Bei der Liedauswahl für die Glaubenslieder gingen wir von Anfang an bis heute davon aus, die vielen gewünschten Lieder nicht nach ihrer Herkunft zu qualifizieren, sondern umso intensiver vom Text her zu beurteilen. Dabei haben wir alle kritischen Rückfragen ernst genommen und gesondert geprüft.

Häufig wird bei modernen Lobpreisliedern die Gefahr einer zu starken Betonung des Gefühls angemahnt. Gefühle aber gehören zum Menschen und zur Musik. Geschichte ereignet sich nun fast immer in Gegenbewegungen; sie schaukelt von einer Richtung in die entgegengesetzte – häufig zeitgleich in Literatur, Baukunst und Musik. Verspielte Romantik schwenkt um in starke Nüchternheit und beide Richtungen pendeln sich schließlich in eine ausgewogene Mitte ein: die Zeit der Klassik. Danach beginnt wieder ein ähnlicher Prozess. Auch wir Christen sind nun mal jeweils Menschen unserer Zeit (Apg 17,26). Auf den gefühlsbetonten Mystiker Gerhard Tersteegen (1697-1769), s. GL 45 und 183, folgt die Periode der nüchternen Aufklärung mit z.
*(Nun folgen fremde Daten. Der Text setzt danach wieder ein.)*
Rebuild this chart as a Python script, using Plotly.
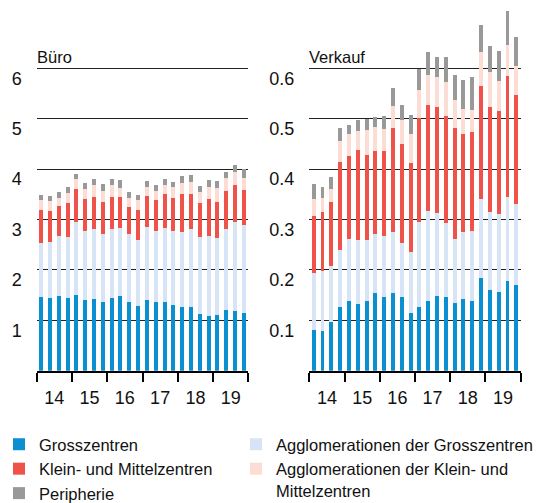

B. Christian Fürchtegott Gellert (1715-1769), GL 462, und dann die Zeit der Klassik mit u. a. Ernst Moritz Arndt (1769-1860), GL 230, und Philipp Spitta (1801-1859), GL 16 und 215. So auch heute. Die Gegenbewegung zu den gefühlsbetonten Liedern ist schon im Gange. Gerade die neuesten Liedschöpfungen, die wir aufgenommen haben, sind wieder deutlich kerniger als die aus den letzten 15 Jahren.

Die theologischen Fragen zum Reich Gottes wurden bedacht. Reich Gottes ist da, wo Christus herrscht. Sein Reich ist ein ewiges Reich, dichtet Carl Brockhaus (1822-1899), GL 29 nach Philipp Friedrich Hiller (1699-1769). Gott hat uns errettet und uns in das Reich seines Sohnes versetzt (Kol 1,13). Da ist sogar Christus in mir, die Hoffnung der Herrlichkeit (Kol 1,27).

Mit der Auswahl der rund 565 Glaubenslieder legen wir ein breites Spektrum vor, aus dem jede Gemeinde, jede Gruppe und jeder einzelne diejenigen Lieder finden möge, um Gott und unsern Herrn Jesus in Wahrheit zu loben und anzubeten.